En una canción nostálgica de los años sesenta cantaba el Dúo Dinámico que murió muy joven para amar. Al nuevo himno nacional, si es que llega a nacer, le pasará lo contrario: nació muy viejo para ser amado. Al margen de las reticencias siempre interesadas de los partidos nacionalistas, la nueva letra es tan políticamente correcta como conceptualmente equivocada. Además de anacrónica, porque los himnos se heredan de otra época, y en estos tiempos de escepticismo, relativismo e individualismo tienen mal encaje.Suena antiguo, pero otros dicen cosas peores. La gloriosa Marsellesa es siempre emocionante, sobre todo cuando la coreaba Víctor Lazslow frente a las autoridades nazis que copaban el café Rick´s en Casablanca. Pero si se traduce la letra apela a las armas, y pide que la sangre impura empape los surcos de los campos. La que armarían los pacifistas y los apóstoles del talante si fuera así la aprobada ahora por la SGAE. El Asturias patria querida recuerda al asturiano de pro que tiene que subir al árbol y coger la flor, dársela a la su morena para que la ponga en el balcón. Es una manera de hacer patria que al resto de los españoles no se nos había ocurrido. Si no fuera porque lo aprobó todo un parlamento, uno diría que cualquier engendro de esos que se presenta en la Eurovisión tiene más sentido. El del colegio del Duende decía españoles, hidalgos, valientes, con la edad nos queremos mostrar. Lo cierto es que en sus aulas la mayoría no éramos hidalgos, sino plebeyos, y nos mostrábamos como éramos, con edad o con pantalones de pana. Ardor (guerrero) que brota de pechos que son tuyos, cantaba uno cuando era soldadito de infantería y en las misas solemnes debía sonar el himno del cuerpo. Uf, uf, uf, qué retórica rebuscada, qué exhibicionismo patriotero. Y no sigo, por no abrumar, no sea que el lector se me abra las venas con el bono-bus.
Así las cosas, la letra que ayer desvelaba el ABC no está tan mal. Todos los himnos suelen decir muchas más bobadas que el elegido por el Comité Olímpico, pero el problema es que España no está para esas lindezas. Los sabios aún no se han puesto de acuerdo sobre su identidad, unos la ven compacta, otros desmadejada, unos la quieren simplemente, otros la detestan. Para algunos España es un afán, para otros, una mamandurria. Y con tantos debates filosóficos sobre lo que la mayoría creíamos resuelto desde hace siglos, la pobre España, con perdón por la rudeza de la expresión, no tiene el coño para ruidos.
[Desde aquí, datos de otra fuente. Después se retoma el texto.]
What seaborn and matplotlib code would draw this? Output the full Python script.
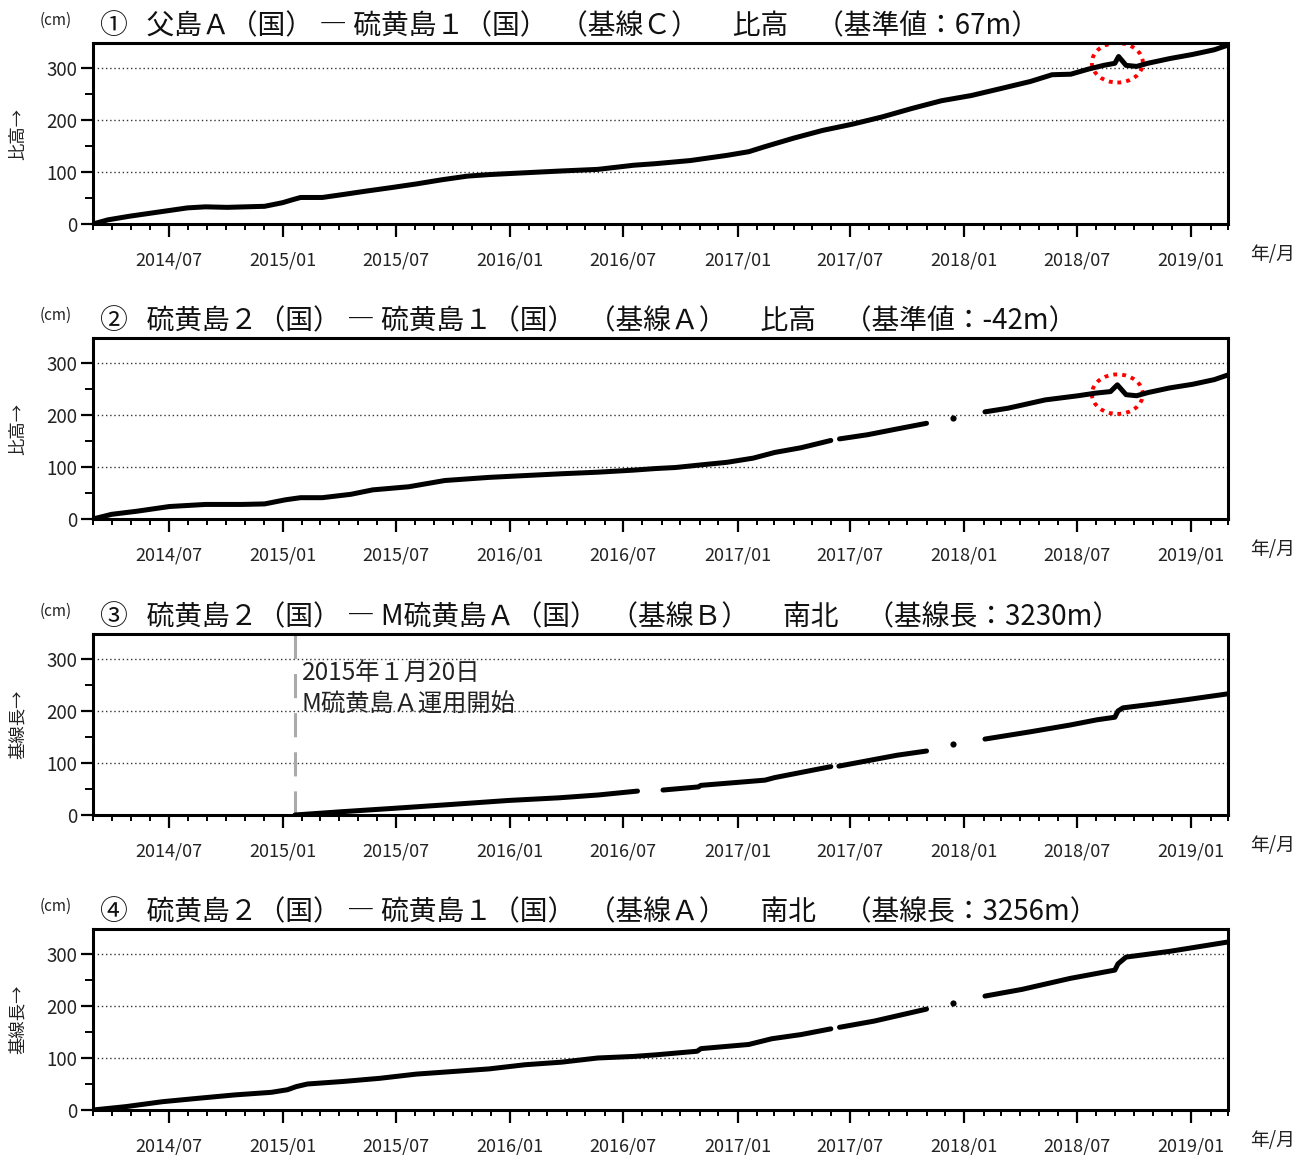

Con todo, la polémica tiene un punto ingenuo. A estas alturas donde todo se desmenuza con colmillo retorcido, sorprende que alguien rompa una lanza por las formas, tan maltratadas por la costumbre y tan decisivas para modular la convivencia democrática. Casi todo lo que armoniza la vida de una comunidad está basado en el poder simbólico de las formas. Los padres de la patria no son los más listos de cada cole, pero les atribuimos la representación popular y debemos aceptar sus leyes. España no es el mejor de los mundos, pero es el que tengo más cerca, me soluciona muchos problemas, y por tanto y me debo a ella. Mi bandera no es la santa sábana, pero me identifica con muchos otros, y creo que me representa. Son las reglas de este juego. Mi himno no tiene remedio, pero hubiera hecho mejor su función con una letra que esta sociedad resabiada no va a aceptar aunque la firme Bob Dylan.
La solución sería que se aprobara esta o cualquier otra similar, se enseñara en las escuelas a las almas cándidas y calláramos los adultos hasta que toda una nueva generación la pudiera cantar sin complejos cuando juega la Selección Nacional o se iza la rojigualda. Porque, al cabo, toda canción es también un símbolo y hasta las de Dylan, Joan Báez, John Lennon o el mismo Serrat si se escuchan con detalle son tan voluntaristas, pretenciosas e idealistas como la que ahora ponemos a parir. Sin embargo está claro que cantar juntos refuerza la unidad. Y a uno, además le gusta cantar lo que sea. El nuevo himno llega demasiado tarde, pero qué lastima que no lo inventaran antes.